(Above: Downstairs bathroom window treatment using vintage linens.)
DIY Home Decor
I love old linens, especially those with beautifully hand crocheted edges. Many of those in my collection have edgings 10 inches or more in width and represent a significant amount of effort.
Sadly, I’ve watched them pile up in the linen closet, loved but unused. Many are of such fine linen or cotton that they are almost transparent, and it seemed a shame that they weren’t being seen and enjoyed.
When I decided that the bathrooms in our old house needed new curtains, rather then spend the money to purchase ordinary curtains, I determined to find a way to use and display some of my beautiful old linens.
One of my main considerations, of course, was to ensure that no damage would occur to the linens, which meant no cutting. Having decided on a café look for privacy with a coordinating topper of some type, I began sorting through my collection.
I was fortunate to find a linen panel with a 12 inch crocheted edge (see photo below) which was exactly the width of the window. (I think someone had the same idea that I had.) Using clip rings and a spring tension rod, I had an instant café curtain for the downstairs bathroom window.

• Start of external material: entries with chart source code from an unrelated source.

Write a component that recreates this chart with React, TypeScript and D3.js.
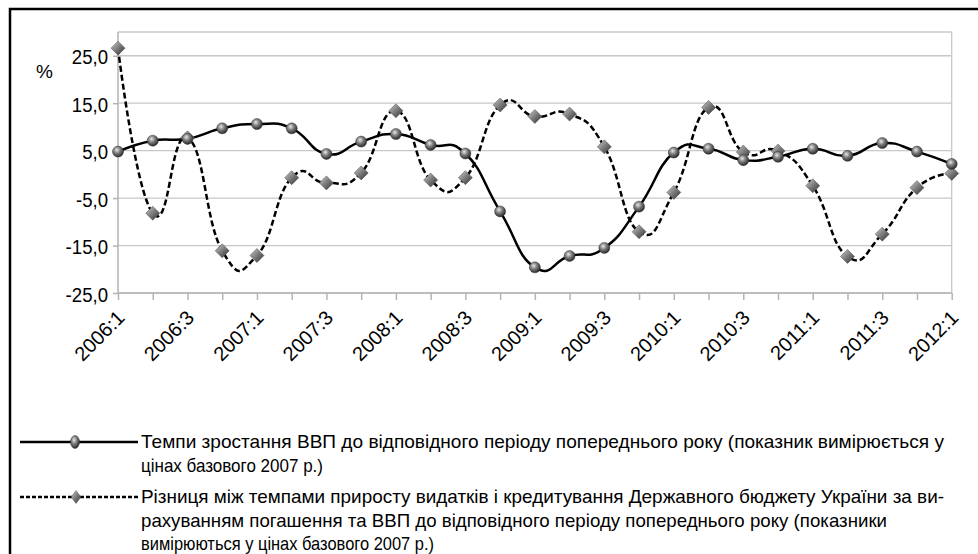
import React, { useRef, useEffect } from 'react';
import * as d3 from 'd3';

const quarters: string[] = [
    '2006:1', '2006:2', '2006:3', '2006:4',
    '2007:1', '2007:2', '2007:3', '2007:4',
    '2008:1', '2008:2', '2008:3', '2008:4',
    '2009:1', '2009:2', '2009:3', '2009:4',
    '2010:1', '2010:2', '2010:3', '2010:4',
    '2011:1', '2011:2', '2011:3', '2011:4',
    '2012:1',
];

// Темпи зростання ВВП
const gdpGrowth: number[] = [
    4.8, 7.1, 7.5, 9.7, 10.6, 9.7, 4.3, 6.9, 8.5, 6.2, 4.4, -7.8, -19.6,
    -17.2, -15.5, -6.8, 4.6, 5.4, 3.0, 3.7, 5.4, 3.9, 6.6, 4.8, 2.2,
];

// Різниця між темпами приросту видатків і ВВП
const spendingGap: number[] = [
    26.6, -8.2, 7.7, -16.1, -17.1, -0.7, -1.8, 0.3, 13.4, -1.2, -0.7, 14.6, 12.2,
    12.7, 5.8, -12.1, -3.8, 14.1, 4.7, 4.9, -2.4, -17.3, -12.6, -2.8, 0.2,
];

const yTicks: number[] = [-25, -15, -5, 5, 15, 25];

const legendGdp: string[] = [
    'Темпи зростання ВВП до відповідного періоду попереднього року (показник вимірюється у',
    'цінах базового 2007 р.)',
];
const legendGap: string[] = [
    'Різниця між темпами приросту видатків і кредитування Державного бюджету України за ви-',
    'рахуванням погашення та ВВП до відповідного періоду попереднього року (показники',
    'вимірюються у цінах базового 2007 р.)',
];

const FONT = "'Liberation Sans', Arial, sans-serif";

const drawChart = (svg: d3.Selection<SVGSVGElement, unknown, null, undefined>): void => {
    svg.selectAll('*').remove();

    const left = 118, right = 951.7, top = 32, bottom = 293;

    const x = d3.scalePoint<string>().domain(quarters).range([left, right]);
    const y = d3.scaleLinear().domain([-25, 30]).range([bottom, top]);

    // gradients for markers
    const defs = svg.append('defs');
    const ball = defs.append('radialGradient').attr('id', 'ball')
        .attr('cx', '40%').attr('cy', '35%').attr('r', '65%');
    ball.append('stop').attr('offset', '0%').attr('stop-color', '#e8e8e8');
    ball.append('stop').attr('offset', '45%').attr('stop-color', '#808080');
    ball.append('stop').attr('offset', '100%').attr('stop-color', '#2a2a2a');
    const dia = defs.append('linearGradient').attr('id', 'dia')
        .attr('x1', '0%').attr('y1', '0%').attr('x2', '100%').attr('y2', '100%');
    dia.append('stop').attr('offset', '0%').attr('stop-color', '#d0d0d0');
    dia.append('stop').attr('offset', '50%').attr('stop-color', '#7a7a7a');
    dia.append('stop').attr('offset', '100%').attr('stop-color', '#303030');

    // outer frame
    svg.append('rect')
        .attr('x', 10).attr('y', 9).attr('width', 1000).attr('height', 600)
        .attr('fill', 'none').attr('stroke', '#000').attr('stroke-width', 2.5);

    // gridlines
    svg.append('g').selectAll('line')
        .data([...yTicks, 30])
        .enter().append('line')
        .attr('x1', left).attr('x2', right)
        .attr('y1', d => y(d)).attr('y2', d => y(d))
        .attr('stroke', '#c8c8c8').attr('stroke-width', 1.3);

    // plot border right
    svg.append('line')
        .attr('x1', right).attr('x2', right).attr('y1', top).attr('y2', bottom)
        .attr('stroke', '#c8c8c8').attr('stroke-width', 1.3);

    // Y axis
    const yAxis = svg.append('g')
        .attr('transform', `translate(${left},0)`)
        .call(d3.axisLeft(y).tickValues(yTicks).tickSize(5).tickPadding(5)
            .tickFormat(d => d3.format('.1f')(d as number).replace('.', ',').replace('−', '-')));
    yAxis.select('.domain').attr('stroke', '#b4b4b4').attr('stroke-width', 1.5)
        .attr('d', `M0,${bottom}V${top}`);
    yAxis.selectAll('.tick line').attr('stroke', '#b4b4b4').attr('stroke-width', 1.5);
    yAxis.selectAll('.tick text')
        .attr('font-family', FONT).attr('font-size', 20).attr('fill', '#000')
        .attr('dy', '0.4em')
        .attr('textLength', function () {
            return (this as SVGTextElement).getComputedTextLength() * 0.93;
        })
        .attr('lengthAdjust', 'spacingAndGlyphs');

    // X axis
    const xAxis = svg.append('g')
        .attr('transform', `translate(0,${bottom})`)
        .call(d3.axisBottom(x).tickSize(7).tickFormat(() => ''));
    xAxis.select('.domain').attr('stroke', '#b4b4b4').attr('stroke-width', 1.5)
        .attr('d', `M${left},0H${right}`);
    xAxis.selectAll('.tick line').attr('stroke', '#b4b4b4').attr('stroke-width', 1.5);

    // rotated category labels
    svg.append('g').selectAll('text')
        .data(quarters.filter((_, i) => i % 2 === 0))
        .enter().append('text')
        .attr('transform', d => `translate(${x(d)! + 3},${bottom + 21}) rotate(-45)`)
        .attr('text-anchor', 'end')
        .attr('dy', '0.35em')
        .attr('font-family', FONT).attr('font-size', 20)
        .text(d => d);

    // % label
    svg.append('text')
        .attr('x', 36).attr('y', 78)
        .attr('font-family', FONT).attr('font-size', 19)
        .text('%');

    const line = d3.line<number>()
        .x((_, i) => x(quarters[i])!)
        .y(d => y(d))
        .curve(d3.curveCardinal.tension(-0.5));

    // dashed series
    svg.append('path')
        .datum(spendingGap)
        .attr('d', line)
        .attr('fill', 'none').attr('stroke', '#000')
        .attr('stroke-width', 2.5).attr('stroke-dasharray', '6,3');

    // solid series
    svg.append('path')
        .datum(gdpGrowth)
        .attr('d', line)
        .attr('fill', 'none').attr('stroke', '#000')
        .attr('stroke-width', 2.5);

    const diamond = (s: number) => `M0,${-s}L${s},0L0,${s}L${-s},0Z`;

    svg.append('g').selectAll('path')
        .data(spendingGap)
        .enter().append('path')
        .attr('transform', (d, i) => `translate(${x(quarters[i])},${y(d)})`)
        .attr('d', diamond(7))
        .attr('fill', 'url(#dia)').attr('stroke', '#444').attr('stroke-width', 0.5);

    svg.append('g').selectAll('circle')
        .data(gdpGrowth)
        .enter().append('circle')
        .attr('cx', (_, i) => x(quarters[i])!)
        .attr('cy', d => y(d))
        .attr('r', 5.5)
        .attr('fill', 'url(#ball)').attr('stroke', '#333').attr('stroke-width', 0.5);

    // legend
    const lg = svg.append('g');
    lg.append('line').attr('x1', 20).attr('x2', 138).attr('y1', 442).attr('y2', 442)
        .attr('stroke', '#000').attr('stroke-width', 2.5);
    lg.append('ellipse').attr('cx', 75).attr('cy', 442).attr('rx', 4.5).attr('ry', 6.5)
        .attr('fill', 'url(#ball)').attr('stroke', '#333').attr('stroke-width', 0.5);
    lg.append('line').attr('x1', 20).attr('x2', 138).attr('y1', 497).attr('y2', 497)
        .attr('stroke', '#000').attr('stroke-width', 2.5).attr('stroke-dasharray', '4,2');
    lg.append('path').attr('transform', 'translate(76,497) scale(0.75,1)').attr('d', diamond(6.5))
        .attr('fill', 'url(#dia)').attr('stroke', '#444').attr('stroke-width', 0.5);

    const gdpWidths = [803, 182];
    const gapWidths = [803, 746, 293];
    lg.selectAll('text.g1')
        .data(legendGdp)
        .enter().append('text')
        .attr('class', 'g1')
        .attr('x', 141).attr('y', (_, i) => 448 + i * 24)
        .attr('font-family', FONT).attr('font-size', 19)
        .attr('textLength', (_, i) => gdpWidths[i]).attr('lengthAdjust', 'spacingAndGlyphs')
        .text(d => d);
    lg.selectAll('text.g2')
        .data(legendGap)
        .enter().append('text')
        .attr('class', 'g2')
        .attr('x', 141).attr('y', (_, i) => 503 + i * 23.5)
        .attr('font-family', FONT).attr('font-size', 19)
        .attr('textLength', (_, i) => gapWidths[i]).attr('lengthAdjust', 'spacingAndGlyphs')
        .text(d => d);
};

const App: React.FC = () => {
    const ref = useRef<SVGSVGElement>(null);

    useEffect(() => {
        if (ref.current) {
            drawChart(d3.select(ref.current));
        }
    }, []);

    return (
        <svg
            ref={ref}
            width={978}
            height={554}
            style={{ position: 'absolute', left: 0, top: 0, background: '#fff' }}
        />
    );
};

export default App;
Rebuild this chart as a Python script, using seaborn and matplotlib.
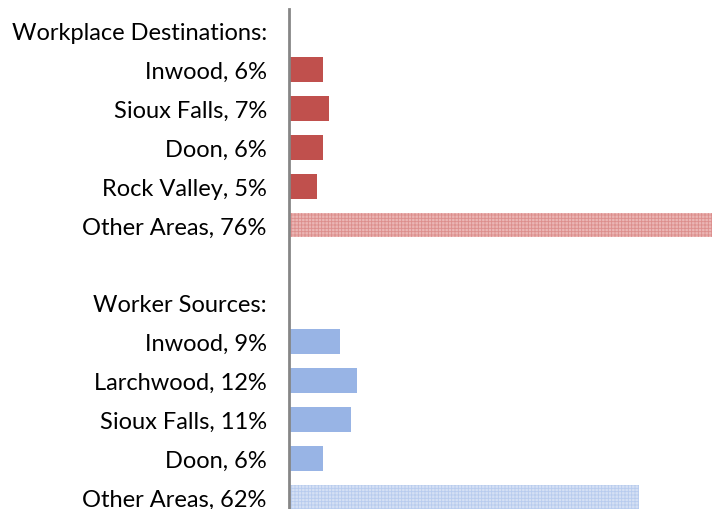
import matplotlib
matplotlib.use("Agg")
import matplotlib.pyplot as plt
import seaborn as sns
import pandas as pd

# Rows, top to bottom (headers and a spacer row have no bar)
row_labels = [
    "Workplace Destinations:",
    "Inwood, 6%", "Sioux Falls, 7%", "Doon, 6%", "Rock Valley, 5%", "Other Areas, 76%",
    "",
    "Worker Sources:",
    "Inwood, 9%", "Larchwood, 12%", "Sioux Falls, 11%", "Doon, 6%", "Other Areas, 62%",
]
row_values = [0, 6, 7, 6, 5, 76, 0, 0, 9, 12, 11, 6, 62]
row_group = ["dest"] * 6 + ["none", "src"] + ["src"] * 5
row_other = [False, False, False, False, False, True, False, False,
             False, False, False, False, True]

sns.set_theme(style="white")
plt.rcParams["font.family"] = ["Lato", "DejaVu Sans"]
plt.rcParams["hatch.linewidth"] = 0.6

df = pd.DataFrame({
    "key": [f"r{i}" for i in range(len(row_labels))],
    "value": row_values,
    "group": row_group,
})

solid = {"dest": "#C0504D", "src": "#98B4E5", "none": "#FFFFFF"}
light = {"dest": ("#EBB6B5", "#DC8E8C"), "src": ("#D5E0F4", "#B7CBEE")}

fig = plt.figure(figsize=(7.12, 5.10), dpi=100)
ax = fig.add_axes([289 / 712, 0.0, 423 / 712, 500 / 510])

sns.barplot(data=df, x="value", y="key", order=list(df["key"]), orient="h",
            color="#C0504D", width=0.64, saturation=1, ax=ax, linewidth=0)

for patch, grp, other in zip(ax.patches, row_group, row_other):
    if grp == "none":
        patch.set_visible(False)
        continue
    if other:
        face, hatch_col = light[grp]
        patch.set_facecolor(face)
        patch.set_edgecolor(hatch_col)
        patch.set_hatch("+++++")
        patch.set_linewidth(0)
    else:
        patch.set_facecolor(solid[grp])

ax.set_xlim(0, 74.9)
ax.set_ylim(12.31, -0.56)
ax.set_xticks([])
ax.set_yticks(range(len(row_labels)))
ax.set_yticklabels(row_labels, fontsize=17, color="#000000")
ax.tick_params(axis="y", length=0, pad=16)
ax.set_xlabel("")
ax.set_ylabel("")
for side in ["top", "right", "bottom"]:
    ax.spines[side].set_visible(False)
ax.spines["left"].set_color("#868686")
ax.spines["left"].set_linewidth(2)

fig.savefig("out.png", dpi=100)
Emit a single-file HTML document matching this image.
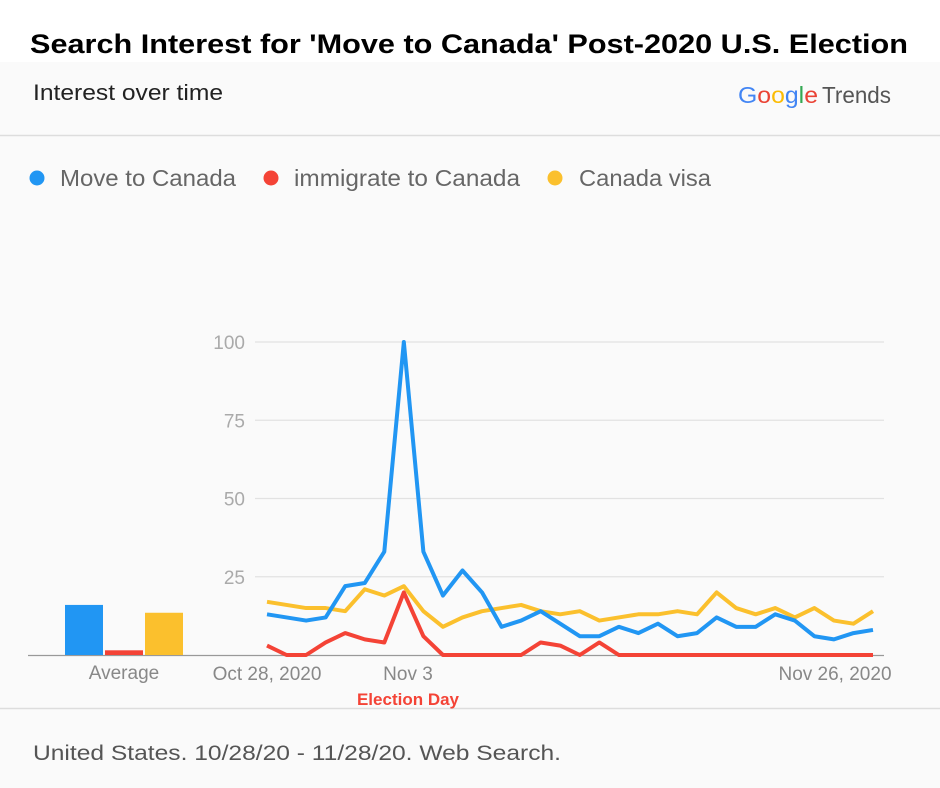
<!DOCTYPE html>
<html><head><meta charset="utf-8"><style>
body{margin:0;background:#fff}
svg{display:block;font-family:"Liberation Sans",sans-serif}
</style></head><body>
<svg width="940" height="788" viewBox="0 0 940 788">
<rect x="0" y="0" width="940" height="788" fill="#fff"/>
<rect x="0" y="62" width="940" height="726" fill="#fafafa"/>
<text x="469" y="53" text-anchor="middle" font-size="27" font-weight="bold" fill="#000" textLength="878" lengthAdjust="spacingAndGlyphs">Search Interest for 'Move to Canada' Post-2020 U.S. Election</text>
<text x="33" y="100" font-size="22" fill="#222" textLength="190" lengthAdjust="spacingAndGlyphs">Interest over time</text>
<g font-size="23">
<text x="738" y="103" textLength="80" lengthAdjust="spacingAndGlyphs"><tspan fill="#4285f4">G</tspan><tspan fill="#ea4335">o</tspan><tspan fill="#fbbc05">o</tspan><tspan fill="#4285f4">g</tspan><tspan fill="#34a853">l</tspan><tspan fill="#ea4335">e</tspan></text>
<text x="822" y="103" fill="#555" textLength="69" lengthAdjust="spacingAndGlyphs">Trends</text>
</g>
<line x1="0" y1="135.5" x2="940" y2="135.5" stroke="#ddd" stroke-width="1.5"/>
<g font-size="23" fill="#666">
<circle cx="37" cy="178" r="7.5" fill="#2196f3"/>
<text x="60" y="186" textLength="176" lengthAdjust="spacingAndGlyphs">Move to Canada</text>
<circle cx="271" cy="178" r="7.5" fill="#f44336"/>
<text x="294" y="186" textLength="226" lengthAdjust="spacingAndGlyphs">immigrate to Canada</text>
<circle cx="555" cy="178" r="7.5" fill="#fbc02d"/>
<text x="579" y="186" textLength="132" lengthAdjust="spacingAndGlyphs">Canada visa</text>
</g>
<g id="plot"></g>
<line x1="0" y1="708.5" x2="940" y2="708.5" stroke="#ddd" stroke-width="1.5"/>
<text x="33" y="760" font-size="21" fill="#555" textLength="528" lengthAdjust="spacingAndGlyphs">United States. 10/28/20 - 11/28/20. Web Search.</text>
<text x="408" y="705" text-anchor="middle" font-size="17" font-weight="bold" fill="#f44336">Election Day</text>
</svg>
<script>
const yTicks=[25,50,75,100];
const xLabels=["Oct 28, 2020","Nov 3","Nov 26, 2020"];
const xLabelIdx=[0,6,29];
const moveToCanada=[13,12,11,12,22,23,33,100,33,19,27,20,9,11,14,10,6,6,9,7,10,6,7,12,9,9,13,11,6,5,7,8];
const immigrateToCanada=[3,0,0,4,7,5,4,20,6,0,0,0,0,0,4,3,0,4,0,0,0,0,0,0,0,0,0,0,0,0,0,0];
const canadaVisa=[17,16,15,15,14,21,19,22,14,9,12,14,15,16,14,13,14,11,12,13,13,14,13,20,15,13,15,12,15,11,10,14];
const averages=[16,1.5,13.5];
const avgColors=["#2196f3","#f44336","#fbc02d"];
const NS="http://www.w3.org/2000/svg";
const g=document.getElementById("plot");
const x0=267,x1=873,yBase=655,yTop=342;
const xs=i=>x0+i*(x1-x0)/(moveToCanada.length-1);
const ys=v=>yBase-v*(yBase-yTop)/100;
function mk(t,a){const e=document.createElementNS(NS,t);for(const k in a)e.setAttribute(k,a[k]);g.appendChild(e);return e;}
yTicks.forEach(t=>{
 const l=mk("line",{x1:255,x2:884,y1:ys(t),y2:ys(t),stroke:"#e2e2e2","stroke-width":1.3});
 
 
 const tx=mk("text",{x:245,y:ys(t)+7,"text-anchor":"end","font-size":19,fill:"#aaa"});
 tx.textContent=t;
 
 
});
const ax=mk("line",{x1:28,x2:884,y1:yBase+0.5,y2:yBase+0.5,stroke:"#999","stroke-width":1.3});


xLabels.forEach((s,i)=>{
 const t=mk("text",{x:i==2?835:(i==0?267:408),y:680,"text-anchor":"middle","font-size":19,fill:"#888"});
 t.textContent=s;
 
 
});
const bx=[65,105,145];
averages.forEach((v,i)=>{
 const r=mk("rect",{x:bx[i],y:ys(v),width:38,height:yBase-ys(v),fill:avgColors[i]});
 
 
});
const at=mk("text",{x:124,y:679,"text-anchor":"middle","font-size":19,fill:"#888"});
at.textContent="Average";


[[canadaVisa,"#fbc02d","line-canada-visa"],[immigrateToCanada,"#f44336","line-immigrate-to-canada"],[moveToCanada,"#2196f3","line-move-to-canada"]].forEach(([d,c,n])=>{
 const p=mk("polyline",{points:d.map((v,i)=>xs(i)+","+ys(v)).join(" "),fill:"none",stroke:c,"stroke-width":4,"stroke-linejoin":"round"});
 
 
});
</script>
</body></html>
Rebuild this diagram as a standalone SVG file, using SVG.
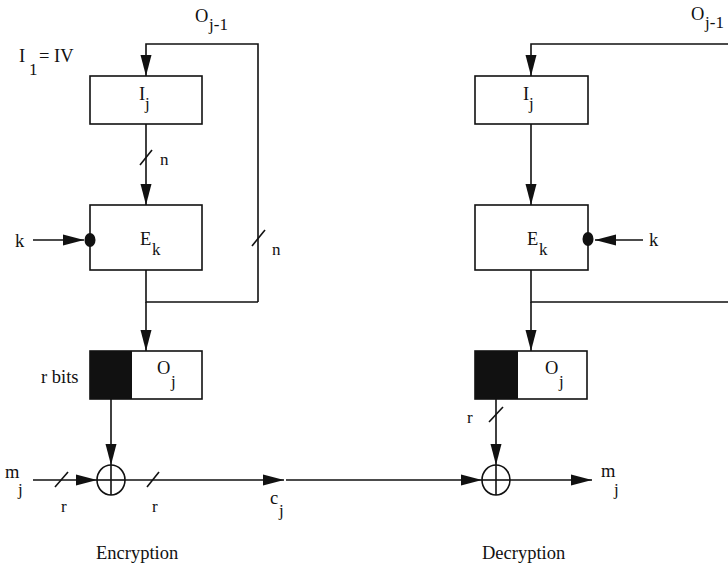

The topper was a bit more problematic since I wanted to use linen in the same color. As I dug deeper, I found a beautiful round luncheon tablecloth with a magnificent edging. I folded it not quite in half to display more of the edging and draped it over the top rod, gently gathering it to smooth out the look. When I hung at the top inside of the window, it was a bit too long, so I drew it up in the center with a length of satin ribbon.
In our old house with its English country style of decorating, I got a great look at no cost with no sewing and no damage to the linens. The photos that follow show the panel, the topper, and a close up of the beautiful crochet on the topper.
Next, I tackled the upstairs bathroom window. I found another round tablecloth, also luncheon size, and used the same approach as downstairs, draping it over a rod at the top of the window. Again, I gathered it up a bit with a length of yellow satin ribbon which coordinated with the wallpaper. This pretty tablecloth was embellished with baskets of hand embroidered flowers for an added touch.
I couldn’t find another panel as I had for the downstairs bath, but I did unearth a square tablecloth that had gorgeous inset fillet crocheted panels with a pretty edging all around. It was too long but I folded over the top edge to reveal more of the crochet and hung it using clip rings over a café rod.
I hope that these ideas will help you to look at old linens in a new way to find new ways of displaying these treasures from years ago.